The August Project: 8-27-13 The Altona Flat Rock Preserve.

Today for the August Project a good friend and I took the day to visit a place neither of us had been to, the Altona Flat Rock Preserve. We had heard of others visiting this place and thought it would be a great way to spend this muggy Tuesday. We checked the internet for directions and came up empty-handed. We pulled up maps of the area, made our best guess, and headed out in search of this mystery spot.

Our first guess led us on a very long narrow dirt road deep into the woods. Unfortunately this trip turned out to be a bust.

The first attempt.
The first attempt.

Take two, we headed in the direction where we had heard we could find the Flat Rock Preserve. Of course we should have listened to this suggestion, because right there, clear as day, we found it. The trails through the preserve. So if anyone is interested, just check out your GPS and head to the end of Burnell Rd in Altona NY.

The beginning of the path through the Flat Rock Preserve.
The beginning of the path through the Flat Rock Preserve.

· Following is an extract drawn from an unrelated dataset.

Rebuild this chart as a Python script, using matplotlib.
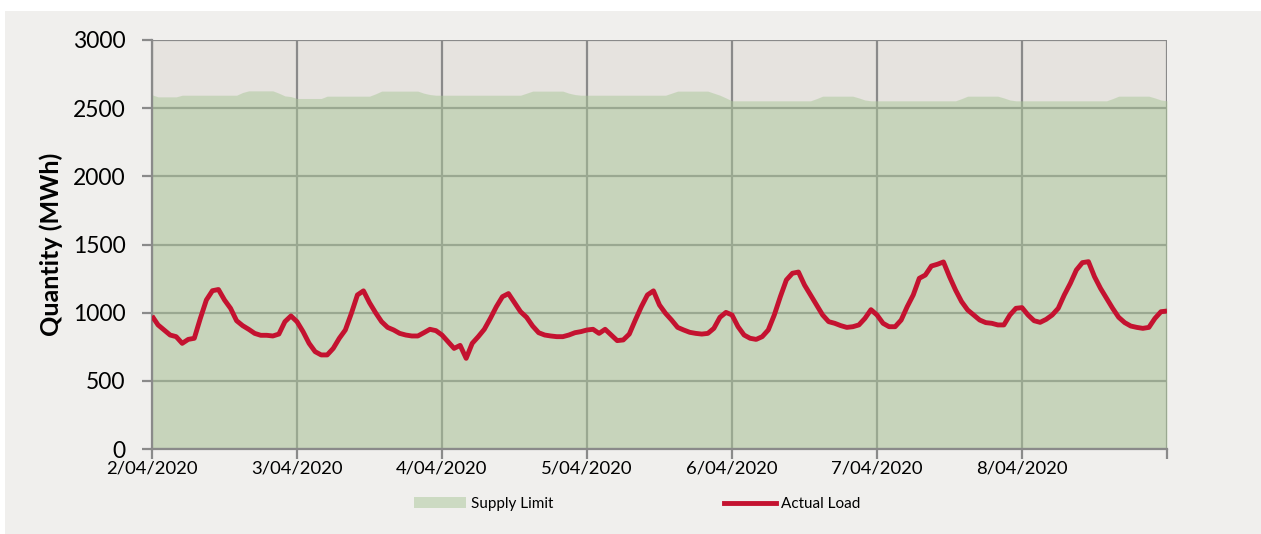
#!/usr/bin/env python3
"""Supply limit vs actual load, 2-8 April 2020 (hourly readings)."""

import matplotlib

matplotlib.use("Agg")
import matplotlib.pyplot as plt
from matplotlib.lines import Line2D
from matplotlib.patches import Patch, Rectangle
import numpy as np

plt.rcParams["font.family"] = ["Lato", "DejaVu Sans"]

DAY_LABELS = ["2/04/2020", "3/04/2020", "4/04/2020", "5/04/2020",
              "6/04/2020", "7/04/2020", "8/04/2020", ""]

# actual load (MWh), one value per hour, 2/04 00:00 .. 9/04 00:00
ACTUAL_LOAD = [
    976, 910, 873, 836, 824, 775, 804, 812, 958, 1093, 1161, 1170,
    1093, 1032, 941, 905, 878, 848, 834, 834, 829, 843, 934, 976,
    934, 861, 775, 714, 690, 690, 738, 812, 873, 995, 1130, 1160,
    1073, 1000, 934, 892, 873, 848, 836, 829, 829, 853, 878, 868,
    836, 787, 738, 760, 665, 775, 824, 878, 958, 1044, 1117, 1140,
    1073, 1007, 966, 902, 853, 836, 829, 824, 824, 836, 853, 861,
    873, 878, 848, 878, 836, 795, 800, 843, 946, 1044, 1130, 1160,
    1056, 995, 946, 892, 873, 856, 848, 843, 848, 885, 966, 1002,
    983, 897, 836, 812, 804, 824, 873, 983, 1117, 1240, 1289, 1298,
    1203, 1130, 1056, 983, 934, 922, 905, 892, 897, 910, 958, 1022,
    983, 922, 897, 897, 946, 1044, 1130, 1252, 1276, 1342, 1355, 1372,
    1264, 1166, 1081, 1020, 983, 946, 927, 922, 910, 910, 983, 1032,
    1037, 983, 941, 929, 951, 983, 1032, 1130, 1215, 1313, 1367, 1374,
    1264, 1178, 1105, 1032, 966, 927, 902, 892, 885, 892, 958, 1007,
    1012,
]

# supply limit (MWh), same hourly grid
SUPPLY_LIMIT = [
    2598, 2583, 2583, 2583, 2583, 2595, 2595, 2595, 2595, 2595, 2595, 2595,
    2595, 2595, 2595, 2615, 2627, 2627, 2627, 2627, 2627, 2610, 2590, 2585,
    2571, 2571, 2571, 2571, 2571, 2588, 2588, 2588, 2588, 2588, 2588, 2588,
    2588, 2605, 2625, 2625, 2625, 2625, 2625, 2625, 2625, 2610, 2600, 2595,
    2595, 2595, 2595, 2595, 2595, 2595, 2595, 2595, 2595, 2595, 2595, 2595,
    2595, 2595, 2610, 2625, 2625, 2625, 2625, 2625, 2625, 2610, 2600, 2595,
    2595, 2595, 2595, 2595, 2595, 2595, 2595, 2595, 2595, 2595, 2595, 2595,
    2595, 2595, 2610, 2625, 2625, 2625, 2625, 2625, 2625, 2610, 2595, 2575,
    2554, 2554, 2554, 2554, 2554, 2554, 2554, 2554, 2554, 2554, 2554, 2554,
    2554, 2554, 2570, 2588, 2588, 2588, 2588, 2588, 2588, 2575, 2560, 2554,
    2554, 2554, 2554, 2554, 2554, 2554, 2554, 2554, 2554, 2554, 2554, 2554,
    2554, 2554, 2570, 2588, 2588, 2588, 2588, 2588, 2588, 2575, 2560, 2554,
    2554, 2554, 2554, 2554, 2554, 2554, 2554, 2554, 2554, 2554, 2554, 2554,
    2554, 2554, 2554, 2570, 2588, 2588, 2588, 2588, 2588, 2588, 2575, 2560,
    2554,
]

GRID = "#8a8a8a"


def main() -> int:
    hours = np.arange(len(ACTUAL_LOAD))

    fig = plt.figure(figsize=(12.61, 5.34), dpi=100, facecolor="white")
    fig.patches.append(Rectangle((5 / 1261, 0), 1, 1 - 11 / 534, transform=fig.transFigure,
                                 facecolor="#f0efed", edgecolor="none", zorder=-10))
    ax = fig.add_axes([152 / 1261, 1 - 449 / 534, (1167 - 152) / 1261, (449 - 40) / 534])
    ax.set_facecolor("#e6e3df")

    ax.fill_between(hours, 0, SUPPLY_LIMIT, color="#aac799", alpha=0.5, linewidth=0, zorder=2)
    ax.plot(hours, ACTUAL_LOAD, color="#c41230", linewidth=3.5, solid_joinstyle="round",
            solid_capstyle="butt", zorder=3)

    ax.set_xlim(0, 168)
    ax.set_ylim(0, 3000)
    ax.set_xticks(np.arange(0, 169, 24))
    ax.set_xticklabels(DAY_LABELS)
    ax.set_yticks(np.arange(0, 3001, 500))
    ax.grid(True, color=GRID, linewidth=1.6, zorder=1)
    ax.set_axisbelow(True)
    for side in ("top", "right"):
        ax.spines[side].set_visible(False)
    for side in ("left", "bottom"):
        ax.spines[side].set_color(GRID)
        ax.spines[side].set_linewidth(1.6)
    ax.tick_params(axis="both", length=7, width=1.6, color=GRID)
    ax.tick_params(axis="y", labelsize=16.5, pad=12)
    ax.tick_params(axis="x", labelsize=13.3, pad=1.5)
    ax.set_ylabel("Quantity (MWh)", fontsize=18, fontweight="bold", labelpad=7)

    handles = [
        Patch(facecolor="#aac799", alpha=0.5, edgecolor="none", label="Supply Limit"),
        Line2D([], [], color="#c41230", linewidth=3.5, label="Actual Load"),
    ]
    fig.legend(handles=handles, loc="center", bbox_to_anchor=(637 / 1261, 1 - 504 / 534), ncol=2,
               frameon=False, fontsize=11, handlelength=3.4, handleheight=0.75,
               handletextpad=0.33, columnspacing=11.2)

    fig.savefig("out.png", dpi=100, facecolor=fig.get_facecolor())
    plt.close(fig)
    return 0


if __name__ == "__main__":
    raise SystemExit(main())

The Altona Flat Rock Preserve is a very unique space. To make it easy, I will simply borrow information I found while scouring the internet for how to find this place.

Altona Flat Rock is the largest (approximately 32 km 2 ) of a discontinuous, 5-kilometer
wide belt of bare sandstone areas that extend approximately 30 km southeastward into the
Champlain Valley from Covey Hill, near Hemmingford, Québec (Fig. 1). Created by
catastrophic floods from the drainage of glacial Lake Iroquois and younger post-Iroquois
proglacial lakes in the St. Lawrence Lowland more than 12,000 years ago (Denny, 1974;
Clark and Karrow, 1984; Pair et al., 1988), the exposed sandstone today provides habitat for
one of the largest jack pine (Pinus banksiana) barrens in the eastern United States. The
relatively low-diversity jack pine community is maintained by fire, which has an
important role in ecosystem regeneration in this nutrient-poor, drought-prone

We walked carefully on the bare rock to be sure not to step on any of the fragile plant life living here. The short and sparse Jack Pine forest and the strange vegetation made both my hiking partner and myself think of the bare rocks found in the highest elevations of the Adirondack Mountains. Today’s hike through nearly flat terrain was the perfect way to spend my day while still recovering from my water skiing mishap a few days ago. Another Adirondack Coast day well spent.

The sparse vegetation in the Jack Pine forest
The sparse vegetation in the Jack Pine forest

Read more information on the Altona Flat Rock here

5 thoughts on “The August Project: 8-27-13 The Altona Flat Rock Preserve.

  1. I’ve read about Flat Rock and saw a good video documentary on it (in an episode of “Our Little Corner” on the public access cable channel, several years ago when I had cable). I definitely want to get in there, but can’t find a good way, despite its being clearly mapped as state land.

    How far into the Flat Rock did you walk? Did you reach any of the ponds or Cold Brook?

    I have only explored a little of it from Rock Rd (west side of the state land, where the road passes through turf clearly marked as state land), and from what I can see, it’s a long hike in that way to the best parts (ponds), only bushwhacking beyond the end of the trails from Rock Rd.

    I’ve looked several times for reasonable vehicle access to the state land there, and except for Rock Rd, every access I found either did not have a trail to the interior or had Miner Institute posted signs on it, including Brunell Rd (not Burnell).

    It appears that the Institute has the surrounding/bordering land on the north and east, posted against the best access routes to get to the best features of the Flat Rock state land … the old roads, waters, dams, Miner’s dream projects that never worked.

    Been a while since I looked at it … Did you encounter the orange Miner Institute posted signs at the end of Brunell Rd? Was there a non-posted way in from Brunell?

    1. We made it a very quick trip and did not venture too far in. I studied maps and was in hopes of getting to the ponds, but all of the property I came upon first was clearly marked as Private. I did see the Miner Institute signs, but nowhere on them does it state that it is “private” or “no trespassing”. They only indicate that it is an area used by the Miner Institute for study, and that there is no hunting, trapping, or fishing permitted. We kept to the exposed rock surfaces to be sure not to trample on any of the vegetation, and only went in about a mile. I have not been there, but I have heard that there are “no trespassing” signs surrounding the remaining dam structures within the forest preserve.

      1. Thanks for the additional info. I’ll have to look more closely at those Miner Institute signs! I’ve seen them in other places, too. Maybe some of them said No Trespassing and I assumed it of others. Thanks again.